In total, over 12,000 devices were produced, and some of them were used until the 1980s.
Used from the late 1950s to the mid 1960s, the legendary IBM 729 was designed for storing large amounts of data on magnetic tape. The length of such a tape was over 730 m, and it was wound on spools up to 27 cm in diameter.
EAI Pace (TR 48)
The EAI Pace is a desktop computer created in the early 1960s. True, the device 1.2 m wide and 0.6 m high differs significantly from modern desktop systems. Depending on the configuration, the weight of the computer ranged from 145 kg to 193 kg.

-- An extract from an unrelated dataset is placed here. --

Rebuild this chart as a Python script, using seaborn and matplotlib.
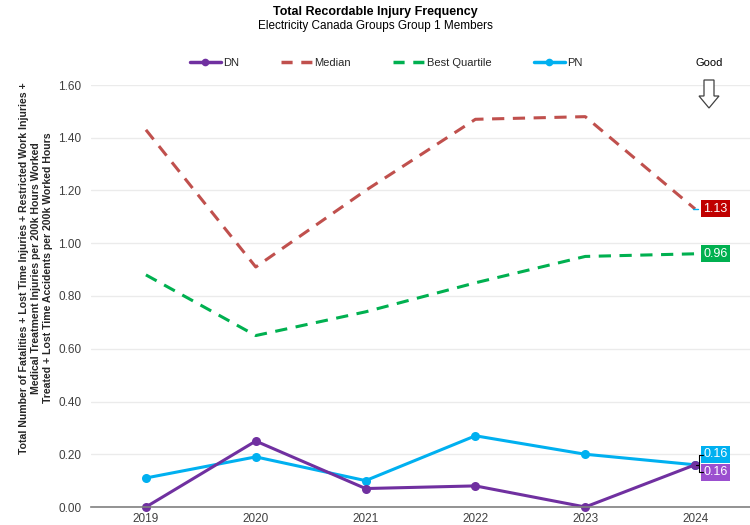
import matplotlib
matplotlib.use("Agg")
import matplotlib.pyplot as plt
import matplotlib.transforms as mtransforms
from matplotlib.lines import Line2D
import pandas as pd
import seaborn as sns

# data
years = ["2019", "2020", "2021", "2022", "2023", "2024"]
dn = [0.00, 0.25, 0.07, 0.08, 0.00, 0.16]
median = [1.43, 0.91, 1.20, 1.47, 1.48, 1.13]
best_quartile = [0.88, 0.65, 0.74, 0.85, 0.95, 0.96]
pn = [0.11, 0.19, 0.10, 0.27, 0.20, 0.16]

series = {"DN": dn, "Median": median, "Best Quartile": best_quartile, "PN": pn}
colors = {"DN": "#7030A0", "Median": "#C0504D", "Best Quartile": "#00B050", "PN": "#00B0F0"}
label_colors = {"DN": "#9B4FCF", "Median": "#C00000", "Best Quartile": "#00B050", "PN": "#00B0F0"}

df = pd.DataFrame(
    [(s, y, v) for s, vals in series.items() for y, v in zip(years, vals)],
    columns=["Series", "Year", "Value"],
)
df["pos"] = df["Year"].map({y: i for i, y in enumerate(years)})

sns.set_theme(style="white")
plt.rcParams["font.family"] = ["Liberation Sans", "DejaVu Sans"]

fig = plt.figure(figsize=(7.5, 5.25), dpi=100)
ax = fig.add_axes([91 / 750, 1 - 507 / 525, 1 - 91 / 750, (507 - 85) / 525])

for name in ["Median", "Best Quartile"]:
    sns.lineplot(data=df[df["Series"] == name], x="pos", y="Value", ax=ax,
                 color=colors[name], lw=2.2, legend=False)
    ax.lines[-1].set_dashes([4, 2.8])
for name in ["PN", "DN"]:
    sns.lineplot(data=df[df["Series"] == name], x="pos", y="Value", ax=ax,
                 color=colors[name], lw=2.2, marker="o", markersize=6.5,
                 markeredgewidth=0, legend=False, clip_on=False)

ax.set_xlim(-0.5, len(years) - 0.5)
ax.set_ylim(0, 1.6)
ax.set_yticks([i * 0.2 for i in range(9)])
ax.set_yticklabels([f"{i * 0.2:.2f}" for i in range(9)], fontsize=8.5, color="#404040")
ax.set_xticks(range(len(years)))
ax.set_xticklabels(years, fontsize=8.5, color="#404040")
ax.set_xlabel("")
ax.set_ylabel("")
ax.tick_params(axis="x", length=0, pad=4)
ax.tick_params(axis="y", length=0, pad=7)
ax.set_xticks([i - 0.5 for i in range(len(years) + 1)], minor=True)
ax.tick_params(axis="x", which="minor", length=4, color="#808080", width=1)
ax.grid(axis="y", color="#EBEBEB", lw=1)
for side in ["top", "right", "left"]:
    ax.spines[side].set_visible(False)
ax.spines["bottom"].set_color("#808080")
ax.spines["bottom"].set_linewidth(1.2)

# end-of-line value labels (offsets in points)
last = len(years) - 1
offsets = {"Median": 0, "Best Quartile": 0, "PN": 7.5, "DN": -5.5}
for name, vals in series.items():
    tr = ax.transData + mtransforms.ScaledTranslation(6 / 72, offsets[name] / 72, fig.dpi_scale_trans)
    ax.text(last, vals[-1], f"{vals[-1]:.2f}", transform=tr, ha="left", va="center",
            fontsize=9, color="white",
            bbox=dict(boxstyle="square,pad=0.2", fc=label_colors[name], ec="none"))

# leader bits next to the labels
inv = fig.transFigure.inverted()
px, py = 1 / 750, 1 / 525
mx, my = inv.transform(ax.transData.transform((last, median[-1])))
fig.add_artist(Line2D([mx - 2 * px, mx + 3 * px], [my, my], color="#00B0F0", lw=1))
x0, y0 = inv.transform(ax.transData.transform((last, pn[-1])))
brace = dict(color="black", lw=0.8)
fig.add_artist(Line2D([x0 + 1 * px, x0 + 4 * px], [y0, y0], **brace))
fig.add_artist(Line2D([x0 + 4 * px, x0 + 4 * px], [y0 - 7 * py, y0 + 10 * py], **brace))
fig.add_artist(Line2D([x0 + 4 * px, x0 + 8 * px], [y0 + 10 * py, y0 + 10 * py], **brace))
fig.add_artist(Line2D([x0 + 4 * px, x0 + 8 * px], [y0 - 7 * py, y0 - 7 * py], **brace))

# titles
fig.text(0.5, 1 - 12 / 525, "Total Recordable Injury Frequency", ha="center", va="center",
         fontsize=9, fontweight="bold", color="black")
fig.text(0.5, 1 - 26 / 525, "Electricity Canada Groups Group 1 Members", ha="center", va="center",
         fontsize=8.5, color="black")

# y axis label (three lines)
ycen = 1 - 268 / 525
ylab = [
    (24, "Total Number of Fatalities + Lost Time Injuries + Restricted Work Injuries +"),
    (36, "Medical Treatment Injuries per 200k Hours Worked"),
    (48, "Treated + Lost Time Accidents per 200k Worked Hours"),
]
for xpix, txt in ylab:
    fig.text(xpix / 750, ycen, txt, rotation=90, ha="center", va="center",
             fontsize=7.6, fontweight="bold", color="#262626")

# legend
handles = [
    Line2D([], [], color=colors["DN"], lw=2.5, marker="o", markersize=5.5, markeredgewidth=0),
    Line2D([], [], color=colors["Median"], lw=2.5, dashes=[3.2, 2.5]),
    Line2D([], [], color=colors["Best Quartile"], lw=2.5, dashes=[3.2, 2.5]),
    Line2D([], [], color=colors["PN"], lw=2.5, marker="o", markersize=5.5, markeredgewidth=0),
]
fig.legend(handles, list(series.keys()), loc="center", bbox_to_anchor=(386 / 750, 1 - 63 / 525),
           ncol=4, frameon=False, fontsize=8, handlelength=2.8, handletextpad=0.2,
           columnspacing=3.8, borderaxespad=0, borderpad=0)

# "Good" direction marker
fig.text(709 / 750, 1 - 63 / 525, "Good", ha="center", va="center", fontsize=8, color="black")
fig.add_artist(plt.Polygon(
    [(704 / 750, 1 - 80 / 525), (714 / 750, 1 - 80 / 525), (714 / 750, 1 - 96 / 525),
     (719 / 750, 1 - 96 / 525), (709 / 750, 1 - 108 / 525), (699 / 750, 1 - 96 / 525),
     (704 / 750, 1 - 96 / 525)],
    closed=True, fc="white", ec="#404040", lw=0.9, transform=fig.transFigure))

fig.savefig("out.png", dpi=100)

Essentially, the EAI Pace is a table that can accommodate up to six patch boards.
The TR 48 was the most complete analog desktop computer of its time and was even used by NASA's Apollo program.
Control Data 6600
Designed by American engineer Seymour Cray, the Control Data 6600 is the first successful supercomputer to deliver up to three megaflops per second. From 1964-1969, the Control Data 6600 was considered the fastest computer in the world.
The ENDIM 2000 analog tube computer was manufactured in the German Democratic Republic. A total of 20 devices were released. The machine that has survived to our time is now in the Technische Sammlungen Dresden Information Technology Museum in Dresden (Germany).
The Meda 42TA was one of the last analog computers produced in the now defunct Czechoslovakia. The device was produced in the 1970s and was used in the USSR and the countries of the socialist camp.
HDR 75 is a small analog hybrid computer created in the German Democratic Republic.
The ICL 7500 is a series of terminals and workstations released by the defunct UK company ICL in the 1970s. In terms of its dimensions, the computer resembled a tower-type system unit, however, unlike it, it was located not vertically, but horizontally. The ICL 7500 series was designed for office use. By the 1980s, specialized versions of these computers made it possible to play the latest video games at the time, such as PacMan and Space Invaders.